BALCA Case Raises Questions on the Use of Appropriate Local Papers

From: USADNEWS Volume VII, Issue 3 April/May 2013

In recent months, the Department of Labor (DOL) has more frequently scrutinized the use of local papers as an additional recruitment method. In the Matter of Symrise Inc., a recent case decided by the Board of Alien Labor certification Appeals (BALCA), the Certifying Officer (CO) denied the employer’s application because they used the same newspaper for both their Sunday advertisements and for an additional local or ethnic paper.

The employer ran two Sunday advertisements in the Bergen Record as well as one weekday ad. The CO asserted that the use of the same paper to fulfill two recruitment methods amounted to a duplication of steps and therefore did not satisfy the regulations at 20 C.F.R. § 656.17(e)(ii) that the employer must select “three additional recruitment steps.”  The employer argued that the DOL recognizes the dual use of publications by permitting the use of online advertisements run on a newspaper’s website to satisfy the job search website requirement even though the online ads are associated with the same newspaper being used for the Sunday ads.

The CO contended that the dual use of a newspaper and newspaper’s website was an exception and that the primary concern is that each of the additional recruitment steps should target slightly different application populations. The employer submitted documentation showing that the weekday circulation of the Record was substantially greater than the other local newspapers in the area, but the CO responded that the circulation figures were not a factor in determining an appropriate local paper. An employer could not use an additional ad in the newspaper of general circulation to substitute for an ad in a local or ethnic newspaper.

In reviewing the case, BALCA took a different approach. BALCA posed the question of whether the same newspaper that met the criteria for a general circulation newspaper could also qualify as a local newspaper. If so, the additional advertisement would not be a duplication of a step.

The CO cited the FAQ response that “the purpose of requiring the employer to use three additional recruitment steps is to ensure the greatest number of able, willing, qualified, and available U.S. workers are apprised of the job opportunity.” BALCA noted that an FAQ response is not a regulation and therefore cannot impose the same requirements. Furthermore, BALCA concluded that the FAQ in question still did not address the question of whether one newspaper can ever be considered both a general and a local paper.

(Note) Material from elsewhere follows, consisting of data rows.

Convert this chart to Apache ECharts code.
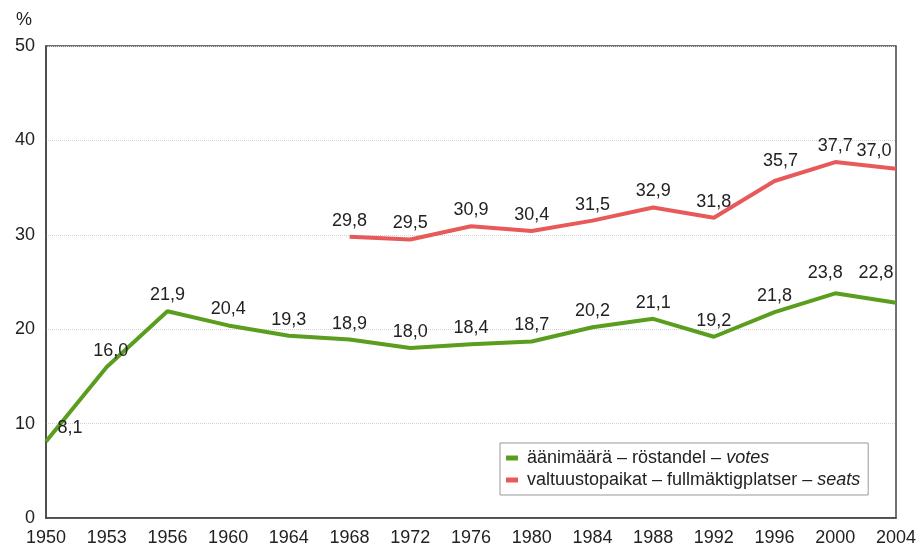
<!DOCTYPE html>
<html>
<head>
<meta charset="utf-8">
<script src="https://cdn.jsdelivr.net/npm/echarts@6/dist/echarts.min.js"></script>
<style>
  html, body { margin: 0; padding: 0; background: #fff; }
  #m1 { width: 924px; height: 548px; }
</style>
</head>
<body>
<div id="m1"></div>
<script>
// 数据
var years = ['1950', '1953', '1956', '1960', '1964', '1968', '1972', '1976', '1980', '1984', '1988', '1992', '1996', '2000', '2004'];
var votes = [8.1, 16.0, 21.9, 20.4, 19.3, 18.9, 18.0, 18.4, 18.7, 20.2, 21.1, 19.2, 21.8, 23.8, 22.8];
var seats = [null, null, null, null, null, 29.8, 29.5, 30.9, 30.4, 31.5, 32.9, 31.8, 35.7, 37.7, 37.0];
var yTicks = [0, 10, 20, 30, 40, 50];

// 标签偏移 (index -> [dx, dy])
var votesOffset = { 0: [24, 2], 1: [4, 0], 13: [-10, -4], 14: [-20, -14] };
var seatsOffset = { 12: [6, -4], 14: [-22, -2] };

function toFi(v) {
    return v.toFixed(1).replace('.', ',');
}

function buildData(values, offsets) {
    return values.map(function (v, i) {
        if (v === null) return null;
        var item = { value: v };
        if (offsets[i]) item.label = { offset: offsets[i] };
        return item;
    });
}

function initChart() {
    var myChart = echarts.init(document.getElementById('m1'));
    var font = 'Liberation Sans, Arial, sans-serif';
    var option = {
        animation: false,
        textStyle: { fontFamily: font },
        grid: {
            left: 46, right: 28, top: 46, bottom: 30,
            show: true, borderColor: '#444', borderWidth: 1.5
        },
        legend: {
            orient: 'vertical',
            left: 500, top: 443,
            padding: [6, 8, 6, 6],
            borderColor: '#999', borderWidth: 1,
            backgroundColor: '#fff',
            icon: 'rect', itemWidth: 12, itemHeight: 5, itemGap: 4,
            data: ['votes', 'seats'],
            formatter: function (name) {
                return name === 'votes'
                    ? 'äänimäärä – röstandel – {i|votes}'
                    : 'valtuustopaikat – fullmäktigplatser – {i|seats}';
            },
            textStyle: {
                fontSize: 18, color: '#222', fontFamily: font, padding: [0, 0, 0, 4],
                rich: { i: { fontStyle: 'italic', fontSize: 18, color: '#222', fontFamily: font } }
            }
        },
        xAxis: {
            type: 'category',
            data: years,
            boundaryGap: false,
            axisLine: { lineStyle: { color: '#444', width: 1.5 } },
            axisTick: { show: false },
            axisLabel: { fontSize: 18, color: '#222', margin: 11, interval: 0 },
            splitLine: { show: false }
        },
        yAxis: {
            type: 'value',
            min: yTicks[0], max: yTicks[yTicks.length - 1], interval: 10,
            name: '%',
            nameLocation: 'end',
            nameGap: 17,
            nameTextStyle: { fontSize: 18, color: '#222', align: 'right', padding: [0, 14, 0, 0] },
            axisLine: { show: true, lineStyle: { color: '#444', width: 1.5 } },
            axisTick: { show: false },
            axisLabel: { fontSize: 18, color: '#222', margin: 11 },
            splitLine: { lineStyle: { color: '#d4d4d4', type: 'dotted', width: 1 } }
        },
        series: [
            {
                name: 'votes',
                type: 'line',
                data: buildData(votes, votesOffset),
                color: '#5b9e1f',
                lineStyle: { width: 4, color: '#5b9e1f' },
                symbol: 'circle',
                symbolSize: 0,
                showSymbol: true,
                label: {
                    show: true, position: 'top', distance: 7,
                    fontSize: 18, color: '#222',
                    formatter: function (p) { return toFi(p.value); }
                }
            },
            {
                name: 'seats',
                type: 'line',
                data: buildData(seats, seatsOffset),
                color: '#e85a5a',
                lineStyle: { width: 4, color: '#e85a5a' },
                symbol: 'circle',
                symbolSize: 0,
                showSymbol: true,
                label: {
                    show: true, position: 'top', distance: 7,
                    fontSize: 18, color: '#222',
                    formatter: function (p) { return toFi(p.value); }
                }
            }
        ]
    };
    myChart.setOption(option);
}

initChart();
</script>
</body>
</html>
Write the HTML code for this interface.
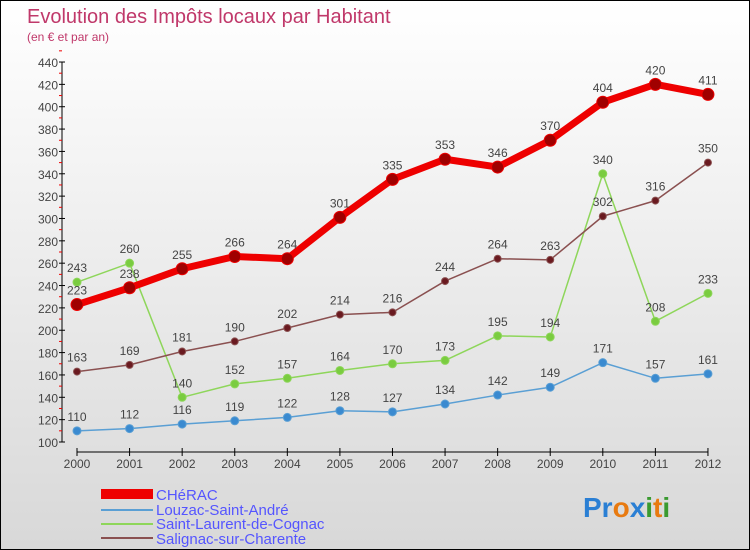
<!DOCTYPE html>
<html><head><meta charset="utf-8"><style>
body{margin:0}
#c{width:750px;height:550px;position:relative;box-sizing:border-box;border:1px solid #000;background:linear-gradient(#fff,#d8d8d8);font-family:"Liberation Sans",sans-serif;overflow:hidden}
</style></head><body>
<div id="c">
<svg width="750" height="550" style="position:absolute;left:0;top:0" id="svg">
<text x="26" y="22" font-size="20" fill="#c0386a">Evolution des Impôts locaux par Habitant</text>
<text x="26" y="40" font-size="12" fill="#c0386a">(en € et par an)</text>
<g id="axes"></g><g id="series"></g>
<g font-size="15" fill="#5555ff">
<rect x="100" y="488" width="52" height="10" fill="#e00"/>
<text x="155" y="499">CHéRAC</text>
<line x1="100" y1="509" x2="152" y2="509" stroke="#5a9fd4" stroke-width="2"/>
<text x="155" y="514">Louzac-Saint-André</text>
<line x1="100" y1="523" x2="152" y2="523" stroke="#8ed65a" stroke-width="2"/>
<text x="155" y="528">Saint-Laurent-de-Cognac</text>
<line x1="100" y1="537" x2="152" y2="537" stroke="#8a5050" stroke-width="2"/>
<text x="155" y="543">Salignac-sur-Charente</text>
</g>
<text x="582" y="516" font-size="28" font-weight="bold"><tspan fill="#2a7fd4">Pr</tspan><tspan fill="#e87a10">o</tspan><tspan fill="#2a7fd4">x</tspan><tspan fill="#3a9a30">i</tspan><tspan fill="#e87a10">t</tspan><tspan fill="#3a9a30">i</tspan></text>
</svg>
</div>
<script>
const years=[2000,2001,2002,2003,2004,2005,2006,2007,2008,2009,2010,2011,2012];
const cherac=[223,238,255,266,264,301,335,353,346,370,404,420,411];
const louzac=[110,112,116,119,122,128,127,134,142,149,171,157,161];
const saintLaurent=[243,260,140,152,157,164,170,173,195,194,340,208,233];
const salignac=[163,169,181,190,202,214,216,244,264,263,302,316,350];
const yTicks=[100,120,140,160,180,200,220,240,260,280,300,320,340,360,380,400,420,440];
const NS="http://www.w3.org/2000/svg";
const X=i=>76+i*52.58, Y=v=>441-(v-100)*1.1176;
function mk(t,a,p){const e=document.createElementNS(NS,t);for(const k in a)e.setAttribute(k,a[k]);p.appendChild(e);return e;}
const ax=document.getElementById('axes'), sr=document.getElementById('series');
let e=mk('line',{x1:61,y1:Y(440),x2:61,y2:Y(100),stroke:'#000'},ax);


yTicks.forEach(v=>{mk('line',{x1:58,x2:64,y1:Y(v),y2:Y(v),stroke:'#000'},ax);
mk('line',{x1:58,x2:61,y1:Y(v+10),y2:Y(v+10),stroke:'#e00'},ax);
const t=mk('text',{x:57,y:Y(v)+5,'text-anchor':'end','font-size':12,fill:'#444'},ax);t.textContent=v;

});
e=mk('line',{x1:X(0),y1:451,x2:X(12),y2:451,stroke:'#000'},ax);


years.forEach((y,i)=>{mk('line',{x1:X(i),x2:X(i),y1:447,y2:455,stroke:'#000'},ax);
const t=mk('text',{x:X(i),y:467,'text-anchor':'middle','font-size':12,fill:'#444'},ax);t.textContent=y;

});
function series(d,color,dot,w,r,name){
const g=mk('g',{},sr);


mk('polyline',{points:d.map((v,i)=>X(i)+','+Y(v)).join(' '),fill:'none',stroke:color,'stroke-width':w,'stroke-linejoin':'round'},g);
d.forEach((v,i)=>{const c=mk('circle',{cx:X(i),cy:Y(v),r:r,fill:dot,stroke:color,'stroke-width':1},g);


const t=mk('text',{x:X(i),y:Y(v)-10,'text-anchor':'middle','font-size':12,fill:'#444'},g);t.textContent=v;

});}
series(louzac,'#5a9fd4','#3a8ad0',1.5,4,'series-louzac');
series(saintLaurent,'#8ed65a','#7acc40',1.5,4,'series-saint-laurent');
series(salignac,'#8a5050','#6a1a20',1.5,3.5,'series-salignac');
series(cherac,'#ee0000','#a00000',7,6,'series-cherac');
</script>
</body></html>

BALCA also noted that neither the preamble to the Proposed Rule nor to the Final Rule offer any guidelines on the choice of a local or ethnic paper except to state that it must be “appropriate for the job opportunity.”  In fact, BALCA stated, “the regulations are wholly devoid of any factors used in determining whether a newspaper is a ‘local’ newspaper.” In light of the lack of guidance on this issue, BALCA vacated the denial and remanded the case to the CO to determine whether the Record met the criteria of both a local newspaper and a newspaper of general circulation.

The case raises more questions than it answers. What factors do determine the appropriateness of a local or ethnic newspaper? Can the same newspaper satisfy the criteria as both a local paper and the paper of general circulation?  In cases where a parent company publishes both the major newspaper and a community issue, what are the guidelines for treating them as separate publications?

USADWEB maintains a conservative approach, unless directed otherwise by our clients. In the case of community newspapers that are published by the newspaper of general circulation, we look to ensure that the circulation of the two papers is not identical, as discussed in a previous NewsBlast article (Parent Publishers: When Sunday Papers and Community Papers Have the Same Publisher). USADWEB will stay aware of new decisions that are made to flesh out answers to these questions.